In my last post, I wrote about one foundational decision I made in regards to the book's structure. That decision I owed to another writer's novel. But a different aesthetic decision I can trace back to Van Gogh's paintings themselves. This feature of my book came to mind almost immediately after I conceived of writing it at all: To distinguish each of the separate "eras" in Van Gogh's life with a signature color. After all, his metamorphosis as a colorist is one of the most significant--perhaps the most significant--aspects of his development as an artist. (Not to sound too banal, but what blew me away in my visit to the Van Gogh museum was the intense, literally glowing, brightness of the pictures.) At different times during his career, different colors dominated. And it occurred to me that you could even characterize the years before he became a painter with signature colors; not colors that are found in paintings (because he was composing none) but colors which capture the "shade" of his life and ambitions. I would emphasize these shades by using the respective color words, or synonyms, frequently in the respective chapters. I didn't want this to be over the top, too heavy, too obvious, or too distracting, and so far I think I've succeeded. If anything, as I've revised I've cut back actually on these color words. But the scheme should still apparent to anyone reading carefully. Or even anyone reading loosely, since each chapter carries a color word as its title. In fact, the title of the whole book (have I mentioned it yet on this blog?) is one big fat color word of its own: Yellow.

Choosing the signature colors wasn't very hard. Some are obvious. Yellow, for instance, for Arles, where he famously and deliberately strove for the "high yellow note" that so dominated his paintings from that time.
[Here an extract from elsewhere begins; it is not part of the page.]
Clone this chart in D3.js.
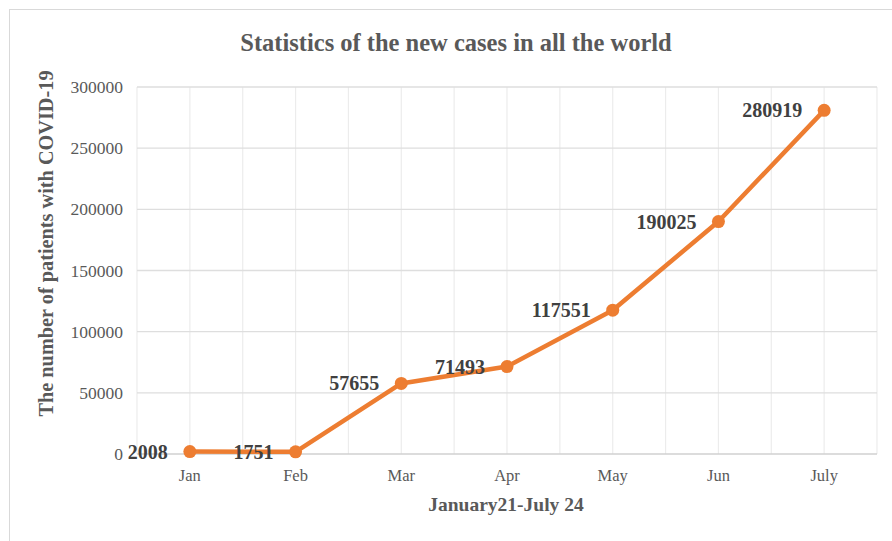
<!DOCTYPE html>
<html>
<head>
<meta charset="utf-8">
<script src="https://cdn.jsdelivr.net/npm/d3@7"></script>
<style>
  body { margin: 0; background: #fff; }
  text { font-family: "Liberation Serif", "Times New Roman", serif; }
</style>
</head>
<body>
<div id="chart"></div>
<script>
const months = ["Jan", "Feb", "Mar", "Apr", "May", "Jun", "July"];
const newCases = [2008, 1751, 57655, 71493, 117551, 190025, 280919];
const yTicks = [0, 50000, 100000, 150000, 200000, 250000, 300000];

const width = 892, height = 541;
const margin = { top: 87, right: 15, bottom: 87, left: 137 };

const svg = d3.select("#chart").append("svg")
  .attr("width", width)
  .attr("height", height);

// chart frame
svg.append("rect")
  .attr("x", 9.5).attr("y", 9.5)
  .attr("width", width).attr("height", height)
  .attr("fill", "none")
  .attr("stroke", "#d9d9d9");

const x = d3.scaleBand()
  .domain(months)
  .range([margin.left, width - margin.right]);

const y = d3.scaleLinear()
  .domain([0, 300000])
  .range([height - margin.bottom, margin.top]);

// vertical grid at every half band
const half = x.bandwidth() / 2;
const vLines = d3.range(months.length * 2 + 1).map((i) => margin.left + i * half);
svg.append("g")
  .selectAll("line")
  .data(vLines)
  .join("line")
  .attr("x1", (d) => d).attr("x2", (d) => d)
  .attr("y1", y(300000)).attr("y2", y(0))
  .attr("stroke", "#ececec")
  .attr("stroke-width", 1.2);

// horizontal grid
svg.append("g")
  .selectAll("line")
  .data(yTicks)
  .join("line")
  .attr("x1", margin.left).attr("x2", width - margin.right)
  .attr("y1", (d) => y(d)).attr("y2", (d) => y(d))
  .attr("stroke", (d) => (d === 0 ? "#d0d0d0" : "#dedede"))
  .attr("stroke-width", 1.3);

// y axis labels
const yAxis = svg.append("g")
  .attr("transform", `translate(${margin.left - 14},0)`)
  .call(d3.axisLeft(y).tickValues(yTicks).tickSize(0).tickPadding(0).tickFormat(d3.format("d")));
yAxis.select(".domain").remove();
yAxis.selectAll("text")
  .attr("font-family", "Liberation Serif")
  .attr("font-size", 17.5)
  .attr("fill", "#595959");

// x axis labels
const xAxis = svg.append("g")
  .attr("transform", `translate(0,${y(0) + 15})`)
  .call(d3.axisBottom(x).tickSize(0).tickPadding(0));
xAxis.select(".domain").remove();
xAxis.selectAll("text")
  .attr("font-family", "Liberation Serif")
  .attr("font-size", 16.5)
  .attr("fill", "#595959");

// line
const cx = (d, i) => x(months[i]) + half;
const line = d3.line()
  .x(cx)
  .y((d) => y(d));

svg.append("path")
  .datum(newCases)
  .attr("fill", "none")
  .attr("stroke", "#ed7d31")
  .attr("stroke-width", 4.5)
  .attr("stroke-linejoin", "round")
  .attr("d", line);

svg.append("g")
  .selectAll("circle")
  .data(newCases)
  .join("circle")
  .attr("cx", cx)
  .attr("cy", (d) => y(d))
  .attr("r", 6.5)
  .attr("fill", "#ed7d31");

// data labels, left of each point
svg.append("g")
  .selectAll("text")
  .data(newCases)
  .join("text")
  .attr("x", (d, i) => cx(d, i) - 22)
  .attr("y", (d) => y(d) + 7)
  .attr("text-anchor", "end")
  .attr("font-weight", "bold")
  .attr("font-size", 20)
  .attr("fill", "#404040")
  .text((d) => d);

// title
svg.append("text")
  .attr("x", 456).attr("y", 51)
  .attr("text-anchor", "middle")
  .attr("font-weight", "bold")
  .attr("font-size", 24.5)
  .attr("fill", "#595959")
  .text("Statistics of the new cases in all the world");

// axis titles
svg.append("text")
  .attr("x", 506).attr("y", 511)
  .attr("text-anchor", "middle")
  .attr("font-weight", "bold")
  .attr("font-size", 19.5)
  .attr("fill", "#595959")
  .text("January21-July 24");

svg.append("text")
  .attr("transform", `translate(53,${(y(0) + y(300000)) / 2 - 27}) rotate(-90)`)
  .attr("text-anchor", "middle")
  .attr("font-weight", "bold")
  .attr("font-size", 20.3)
  .attr("fill", "#595959")
  .text("The number of patients with COVID-19");
</script>
</body>
</html>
For his time in the hospital at Saint-Rémy I chose aquagreen: a decidedly cooler color than yellow and one, in fact, that does appear in the Saint-Rémy paintings. But his actual use of the color is less important that what the choice indicates: a deliberate effort to scale back from extremes, an overt desire to calm down both his pictures and his life. Nuenen became brown because there is simply so much brown in those very earthy paintings; the Borinage became black because a.) What else can you choose to describe his time among coal miners, and b.) in the Borinage he suffered through the worst depression of his life. His years trying to learn how to become a missionary and lay preacher? White, of course, because it suggests both purity and a white-hot fanaticism. His childhood in rural Brabant? Green. Paris? My first inclination was red. I thought it captured the dynamism of the city and suggested too his foray into intenser colors. But finally I went with orange. Because I see more orange than red in the Paris paintings and because there's something more off-center and sickly about the former color. (Van Gogh always recognized that he learned a great deal in Paris, but he also thought the city almost ruined his health.) There are some other periods and other colors, but you get the idea. Color isn't merely what Van Gogh's paintings were made from, it's embedded in the structure of my text.

[Above on the right is the very brown "Cottage with Peasant Woman Digging" (1885), painted in Nuenen, and, on the left, "Arles: View from the Wheat Fields" (1888).]